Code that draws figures
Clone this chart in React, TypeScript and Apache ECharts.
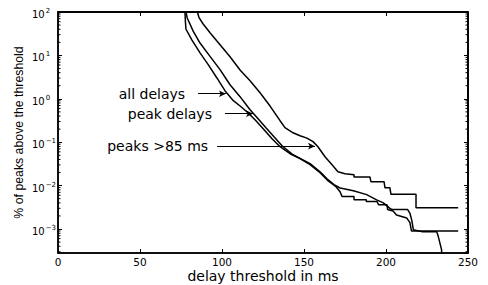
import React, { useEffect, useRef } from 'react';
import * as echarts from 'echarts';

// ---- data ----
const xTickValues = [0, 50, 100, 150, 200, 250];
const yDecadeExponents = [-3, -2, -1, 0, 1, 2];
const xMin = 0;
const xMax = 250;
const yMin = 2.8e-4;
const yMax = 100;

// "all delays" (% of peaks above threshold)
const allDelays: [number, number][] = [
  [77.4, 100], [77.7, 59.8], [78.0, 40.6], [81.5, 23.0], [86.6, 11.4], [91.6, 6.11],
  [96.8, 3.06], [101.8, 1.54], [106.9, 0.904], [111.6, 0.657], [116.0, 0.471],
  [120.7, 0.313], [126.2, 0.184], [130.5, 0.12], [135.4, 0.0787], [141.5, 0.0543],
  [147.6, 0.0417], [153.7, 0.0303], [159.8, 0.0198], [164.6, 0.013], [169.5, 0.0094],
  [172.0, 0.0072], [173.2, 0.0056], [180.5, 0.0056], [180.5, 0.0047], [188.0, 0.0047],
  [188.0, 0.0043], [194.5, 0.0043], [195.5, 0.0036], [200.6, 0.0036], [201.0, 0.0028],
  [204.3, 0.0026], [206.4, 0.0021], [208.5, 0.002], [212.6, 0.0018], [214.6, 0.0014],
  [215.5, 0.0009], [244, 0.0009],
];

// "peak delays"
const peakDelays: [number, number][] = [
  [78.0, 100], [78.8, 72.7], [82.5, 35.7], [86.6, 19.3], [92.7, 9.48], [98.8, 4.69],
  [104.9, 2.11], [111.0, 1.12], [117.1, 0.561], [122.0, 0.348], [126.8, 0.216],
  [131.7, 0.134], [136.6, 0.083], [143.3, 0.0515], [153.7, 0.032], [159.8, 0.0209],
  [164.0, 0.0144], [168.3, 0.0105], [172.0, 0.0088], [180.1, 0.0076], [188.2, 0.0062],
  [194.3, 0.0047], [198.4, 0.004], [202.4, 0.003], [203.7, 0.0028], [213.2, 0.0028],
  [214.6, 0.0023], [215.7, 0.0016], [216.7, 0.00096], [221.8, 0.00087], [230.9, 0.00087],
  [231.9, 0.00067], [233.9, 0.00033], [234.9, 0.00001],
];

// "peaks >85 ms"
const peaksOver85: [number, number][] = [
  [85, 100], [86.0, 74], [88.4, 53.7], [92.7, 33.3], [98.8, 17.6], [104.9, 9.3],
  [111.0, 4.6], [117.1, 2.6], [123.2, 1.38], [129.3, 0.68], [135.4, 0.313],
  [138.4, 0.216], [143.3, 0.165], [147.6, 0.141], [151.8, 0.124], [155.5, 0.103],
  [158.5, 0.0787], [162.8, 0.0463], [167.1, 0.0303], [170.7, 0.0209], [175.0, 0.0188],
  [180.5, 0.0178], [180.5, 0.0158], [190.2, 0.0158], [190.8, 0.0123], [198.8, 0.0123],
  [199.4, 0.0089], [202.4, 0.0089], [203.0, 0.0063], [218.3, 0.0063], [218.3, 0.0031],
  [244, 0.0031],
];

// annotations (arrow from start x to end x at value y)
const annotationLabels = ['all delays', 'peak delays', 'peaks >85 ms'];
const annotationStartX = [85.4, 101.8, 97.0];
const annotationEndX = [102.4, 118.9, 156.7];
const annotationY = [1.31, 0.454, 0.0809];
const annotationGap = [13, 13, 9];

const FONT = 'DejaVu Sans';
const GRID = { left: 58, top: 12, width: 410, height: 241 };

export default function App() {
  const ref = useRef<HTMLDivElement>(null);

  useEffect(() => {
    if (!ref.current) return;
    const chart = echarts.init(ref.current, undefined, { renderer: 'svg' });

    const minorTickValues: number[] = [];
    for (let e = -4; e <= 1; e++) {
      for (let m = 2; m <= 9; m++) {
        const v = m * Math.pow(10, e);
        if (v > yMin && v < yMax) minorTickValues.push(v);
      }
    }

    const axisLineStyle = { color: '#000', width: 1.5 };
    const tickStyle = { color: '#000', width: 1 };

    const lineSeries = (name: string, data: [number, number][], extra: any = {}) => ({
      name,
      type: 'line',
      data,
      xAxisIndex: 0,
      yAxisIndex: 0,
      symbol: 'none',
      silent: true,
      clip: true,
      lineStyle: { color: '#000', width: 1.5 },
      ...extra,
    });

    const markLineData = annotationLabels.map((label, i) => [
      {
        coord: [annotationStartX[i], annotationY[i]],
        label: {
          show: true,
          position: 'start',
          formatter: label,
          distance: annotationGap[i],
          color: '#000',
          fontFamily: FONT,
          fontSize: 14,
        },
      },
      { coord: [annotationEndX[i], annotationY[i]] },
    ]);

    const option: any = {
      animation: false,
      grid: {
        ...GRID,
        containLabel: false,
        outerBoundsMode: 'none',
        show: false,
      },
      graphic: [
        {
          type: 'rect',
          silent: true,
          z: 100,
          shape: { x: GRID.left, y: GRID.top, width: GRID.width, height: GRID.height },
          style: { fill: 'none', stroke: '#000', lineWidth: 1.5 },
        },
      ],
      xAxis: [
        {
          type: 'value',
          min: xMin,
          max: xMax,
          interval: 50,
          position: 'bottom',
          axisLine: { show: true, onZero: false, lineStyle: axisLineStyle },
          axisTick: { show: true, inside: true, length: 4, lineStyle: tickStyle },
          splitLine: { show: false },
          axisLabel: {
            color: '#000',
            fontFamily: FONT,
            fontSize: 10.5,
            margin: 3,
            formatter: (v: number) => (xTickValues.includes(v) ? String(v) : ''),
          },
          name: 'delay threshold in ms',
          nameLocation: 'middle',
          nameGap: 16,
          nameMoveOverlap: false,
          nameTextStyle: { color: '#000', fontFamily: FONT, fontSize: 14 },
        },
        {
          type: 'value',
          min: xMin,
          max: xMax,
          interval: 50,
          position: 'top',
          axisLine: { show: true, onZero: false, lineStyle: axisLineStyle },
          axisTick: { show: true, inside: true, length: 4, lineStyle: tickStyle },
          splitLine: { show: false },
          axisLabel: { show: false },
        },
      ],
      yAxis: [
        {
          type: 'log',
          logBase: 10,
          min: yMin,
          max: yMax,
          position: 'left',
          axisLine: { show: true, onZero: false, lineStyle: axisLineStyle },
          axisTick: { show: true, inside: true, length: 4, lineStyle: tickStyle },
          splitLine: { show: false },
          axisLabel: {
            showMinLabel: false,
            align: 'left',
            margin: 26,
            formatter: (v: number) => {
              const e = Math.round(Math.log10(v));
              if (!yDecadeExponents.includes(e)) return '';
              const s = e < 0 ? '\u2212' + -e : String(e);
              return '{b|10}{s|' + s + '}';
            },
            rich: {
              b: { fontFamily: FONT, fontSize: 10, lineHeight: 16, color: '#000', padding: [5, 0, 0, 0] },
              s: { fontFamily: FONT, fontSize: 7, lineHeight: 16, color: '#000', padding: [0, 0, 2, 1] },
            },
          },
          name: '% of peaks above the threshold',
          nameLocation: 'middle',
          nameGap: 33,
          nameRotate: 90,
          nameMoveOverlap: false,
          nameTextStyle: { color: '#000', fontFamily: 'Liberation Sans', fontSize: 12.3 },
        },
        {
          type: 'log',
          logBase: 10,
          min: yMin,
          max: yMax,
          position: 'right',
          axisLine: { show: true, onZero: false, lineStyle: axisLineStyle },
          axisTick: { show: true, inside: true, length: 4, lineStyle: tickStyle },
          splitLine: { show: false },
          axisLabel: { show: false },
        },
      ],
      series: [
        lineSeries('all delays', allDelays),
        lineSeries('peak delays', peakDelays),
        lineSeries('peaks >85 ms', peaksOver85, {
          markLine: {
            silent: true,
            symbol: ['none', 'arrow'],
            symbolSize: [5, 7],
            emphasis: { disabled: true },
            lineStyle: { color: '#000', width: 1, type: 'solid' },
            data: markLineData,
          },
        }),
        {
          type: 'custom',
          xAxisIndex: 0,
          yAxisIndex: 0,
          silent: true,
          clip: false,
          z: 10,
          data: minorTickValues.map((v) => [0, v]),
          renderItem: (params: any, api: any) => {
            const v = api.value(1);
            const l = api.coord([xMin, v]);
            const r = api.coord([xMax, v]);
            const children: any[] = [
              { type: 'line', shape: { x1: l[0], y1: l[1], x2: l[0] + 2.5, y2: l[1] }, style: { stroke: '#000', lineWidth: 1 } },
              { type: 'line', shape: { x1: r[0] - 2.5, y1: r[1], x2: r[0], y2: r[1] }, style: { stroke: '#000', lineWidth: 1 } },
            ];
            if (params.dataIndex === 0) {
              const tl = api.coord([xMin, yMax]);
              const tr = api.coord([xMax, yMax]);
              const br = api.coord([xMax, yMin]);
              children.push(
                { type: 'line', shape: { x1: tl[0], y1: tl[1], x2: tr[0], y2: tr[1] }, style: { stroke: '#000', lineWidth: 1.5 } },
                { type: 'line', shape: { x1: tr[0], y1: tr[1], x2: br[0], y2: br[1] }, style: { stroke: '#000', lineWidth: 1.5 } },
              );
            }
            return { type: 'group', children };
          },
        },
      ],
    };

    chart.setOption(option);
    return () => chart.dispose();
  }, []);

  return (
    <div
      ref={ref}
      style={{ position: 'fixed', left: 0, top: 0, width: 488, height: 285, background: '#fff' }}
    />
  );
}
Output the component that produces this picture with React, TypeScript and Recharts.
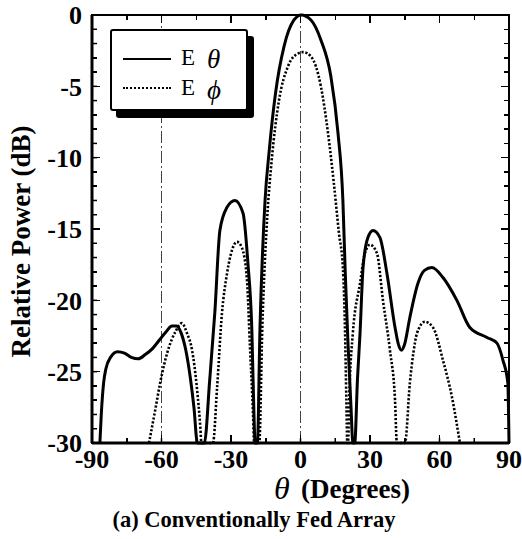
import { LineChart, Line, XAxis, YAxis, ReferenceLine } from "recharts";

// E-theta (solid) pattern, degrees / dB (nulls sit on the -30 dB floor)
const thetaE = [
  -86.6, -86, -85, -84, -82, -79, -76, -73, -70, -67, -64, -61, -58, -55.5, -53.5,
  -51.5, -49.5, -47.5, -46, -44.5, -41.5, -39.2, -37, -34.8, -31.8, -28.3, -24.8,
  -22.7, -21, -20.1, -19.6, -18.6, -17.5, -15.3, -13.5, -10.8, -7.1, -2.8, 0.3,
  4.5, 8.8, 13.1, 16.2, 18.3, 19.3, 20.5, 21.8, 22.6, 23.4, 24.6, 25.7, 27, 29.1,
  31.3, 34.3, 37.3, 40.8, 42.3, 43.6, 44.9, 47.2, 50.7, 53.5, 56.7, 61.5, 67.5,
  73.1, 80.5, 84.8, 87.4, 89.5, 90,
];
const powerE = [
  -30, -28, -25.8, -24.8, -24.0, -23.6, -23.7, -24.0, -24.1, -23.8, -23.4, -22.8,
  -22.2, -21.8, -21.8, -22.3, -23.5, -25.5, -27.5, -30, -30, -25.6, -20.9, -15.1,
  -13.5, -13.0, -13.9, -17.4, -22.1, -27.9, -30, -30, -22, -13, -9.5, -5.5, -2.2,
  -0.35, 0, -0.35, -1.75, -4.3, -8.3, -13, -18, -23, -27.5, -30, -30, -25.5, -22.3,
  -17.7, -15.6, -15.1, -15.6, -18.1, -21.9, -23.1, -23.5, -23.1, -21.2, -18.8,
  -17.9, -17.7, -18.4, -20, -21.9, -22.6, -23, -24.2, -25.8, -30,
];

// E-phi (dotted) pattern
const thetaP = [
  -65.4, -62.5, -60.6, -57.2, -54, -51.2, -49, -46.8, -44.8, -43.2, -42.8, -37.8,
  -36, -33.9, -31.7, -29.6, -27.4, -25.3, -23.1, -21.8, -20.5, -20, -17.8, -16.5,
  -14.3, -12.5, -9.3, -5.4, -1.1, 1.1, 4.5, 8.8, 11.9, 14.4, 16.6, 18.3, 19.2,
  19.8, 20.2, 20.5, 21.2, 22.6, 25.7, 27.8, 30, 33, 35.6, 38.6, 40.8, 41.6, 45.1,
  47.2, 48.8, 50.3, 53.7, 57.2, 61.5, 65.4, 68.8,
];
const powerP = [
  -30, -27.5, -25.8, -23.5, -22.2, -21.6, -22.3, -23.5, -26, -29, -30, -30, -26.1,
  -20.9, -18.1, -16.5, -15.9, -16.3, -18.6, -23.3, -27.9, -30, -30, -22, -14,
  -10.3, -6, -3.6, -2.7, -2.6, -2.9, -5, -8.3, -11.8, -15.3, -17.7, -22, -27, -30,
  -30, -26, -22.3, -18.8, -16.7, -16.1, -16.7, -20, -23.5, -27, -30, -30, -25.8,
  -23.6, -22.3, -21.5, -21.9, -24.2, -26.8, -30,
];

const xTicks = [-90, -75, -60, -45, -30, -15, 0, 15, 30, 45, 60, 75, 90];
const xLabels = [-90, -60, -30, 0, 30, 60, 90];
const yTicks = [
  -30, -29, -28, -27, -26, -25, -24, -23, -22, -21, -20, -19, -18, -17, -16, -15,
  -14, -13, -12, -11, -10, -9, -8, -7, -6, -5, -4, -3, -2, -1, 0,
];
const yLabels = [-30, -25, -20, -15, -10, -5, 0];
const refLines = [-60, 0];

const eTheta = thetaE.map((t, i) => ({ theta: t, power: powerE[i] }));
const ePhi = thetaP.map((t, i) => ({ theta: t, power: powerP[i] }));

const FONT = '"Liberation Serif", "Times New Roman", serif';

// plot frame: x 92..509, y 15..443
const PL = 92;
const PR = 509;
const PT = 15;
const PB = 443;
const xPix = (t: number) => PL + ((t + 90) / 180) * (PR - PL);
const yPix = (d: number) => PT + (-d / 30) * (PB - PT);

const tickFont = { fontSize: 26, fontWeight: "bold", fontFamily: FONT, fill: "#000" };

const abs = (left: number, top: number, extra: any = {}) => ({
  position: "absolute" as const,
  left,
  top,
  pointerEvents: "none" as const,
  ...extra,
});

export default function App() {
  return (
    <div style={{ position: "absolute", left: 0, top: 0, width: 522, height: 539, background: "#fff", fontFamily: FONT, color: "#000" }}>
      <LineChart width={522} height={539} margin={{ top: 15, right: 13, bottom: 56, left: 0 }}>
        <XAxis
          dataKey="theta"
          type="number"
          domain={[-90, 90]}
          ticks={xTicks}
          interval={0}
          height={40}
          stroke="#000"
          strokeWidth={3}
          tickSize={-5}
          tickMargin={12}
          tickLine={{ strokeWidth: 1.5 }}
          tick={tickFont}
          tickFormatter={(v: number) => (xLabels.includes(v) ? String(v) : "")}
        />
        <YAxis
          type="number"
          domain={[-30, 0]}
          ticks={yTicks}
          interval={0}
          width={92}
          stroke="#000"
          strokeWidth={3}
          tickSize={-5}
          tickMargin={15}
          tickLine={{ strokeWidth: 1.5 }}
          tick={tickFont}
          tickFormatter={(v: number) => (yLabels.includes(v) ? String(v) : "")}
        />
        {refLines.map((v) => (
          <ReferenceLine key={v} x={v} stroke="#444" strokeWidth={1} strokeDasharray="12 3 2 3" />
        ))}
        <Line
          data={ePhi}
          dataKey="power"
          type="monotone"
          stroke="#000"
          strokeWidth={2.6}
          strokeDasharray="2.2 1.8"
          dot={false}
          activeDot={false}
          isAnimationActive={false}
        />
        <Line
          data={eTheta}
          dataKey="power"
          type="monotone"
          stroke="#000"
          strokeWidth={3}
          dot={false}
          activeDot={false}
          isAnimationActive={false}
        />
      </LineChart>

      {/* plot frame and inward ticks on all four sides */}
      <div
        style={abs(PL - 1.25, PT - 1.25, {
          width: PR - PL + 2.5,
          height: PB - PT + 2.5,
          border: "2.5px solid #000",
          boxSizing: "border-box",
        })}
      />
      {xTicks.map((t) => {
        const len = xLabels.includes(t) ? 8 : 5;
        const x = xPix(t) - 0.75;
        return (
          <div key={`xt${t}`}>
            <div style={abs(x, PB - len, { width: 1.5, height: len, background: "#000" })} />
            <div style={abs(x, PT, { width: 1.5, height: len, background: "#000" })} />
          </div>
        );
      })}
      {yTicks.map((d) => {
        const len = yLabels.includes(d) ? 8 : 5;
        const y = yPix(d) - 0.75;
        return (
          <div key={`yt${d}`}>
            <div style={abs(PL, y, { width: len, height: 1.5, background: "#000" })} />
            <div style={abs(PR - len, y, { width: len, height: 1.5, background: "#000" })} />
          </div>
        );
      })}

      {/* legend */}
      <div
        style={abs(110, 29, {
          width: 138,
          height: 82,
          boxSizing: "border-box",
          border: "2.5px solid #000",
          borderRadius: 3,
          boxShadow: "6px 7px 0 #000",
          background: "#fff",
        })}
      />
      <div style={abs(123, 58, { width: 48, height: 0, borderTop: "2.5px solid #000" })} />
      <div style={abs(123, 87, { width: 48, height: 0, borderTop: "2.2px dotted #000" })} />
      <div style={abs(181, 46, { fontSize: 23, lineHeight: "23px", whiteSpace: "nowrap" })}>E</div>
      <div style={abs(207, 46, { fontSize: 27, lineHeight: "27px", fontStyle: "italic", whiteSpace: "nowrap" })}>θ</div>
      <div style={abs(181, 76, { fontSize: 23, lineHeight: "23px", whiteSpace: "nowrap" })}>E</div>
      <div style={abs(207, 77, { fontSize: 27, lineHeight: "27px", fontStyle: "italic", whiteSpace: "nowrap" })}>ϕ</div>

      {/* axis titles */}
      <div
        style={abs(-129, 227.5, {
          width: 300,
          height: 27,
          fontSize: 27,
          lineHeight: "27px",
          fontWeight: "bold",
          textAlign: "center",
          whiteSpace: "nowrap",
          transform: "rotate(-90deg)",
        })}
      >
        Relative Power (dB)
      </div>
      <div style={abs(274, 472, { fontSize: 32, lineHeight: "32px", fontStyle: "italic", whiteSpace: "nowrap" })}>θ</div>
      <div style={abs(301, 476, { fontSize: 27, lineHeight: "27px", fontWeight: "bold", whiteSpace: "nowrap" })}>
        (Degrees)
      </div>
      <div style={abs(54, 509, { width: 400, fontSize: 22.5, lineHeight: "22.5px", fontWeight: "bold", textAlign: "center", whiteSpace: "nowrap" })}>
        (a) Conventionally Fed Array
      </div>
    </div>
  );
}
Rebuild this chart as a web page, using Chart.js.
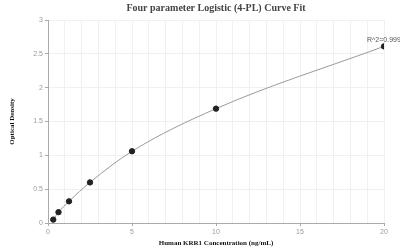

Exercise prompt
Show every line from the entries above in which the word "TypeScript" appears.

Completed task
Clone this chart in React, TypeScript and Apache ECharts.
Output the component that produces this picture with React, TypeScript and Recharts.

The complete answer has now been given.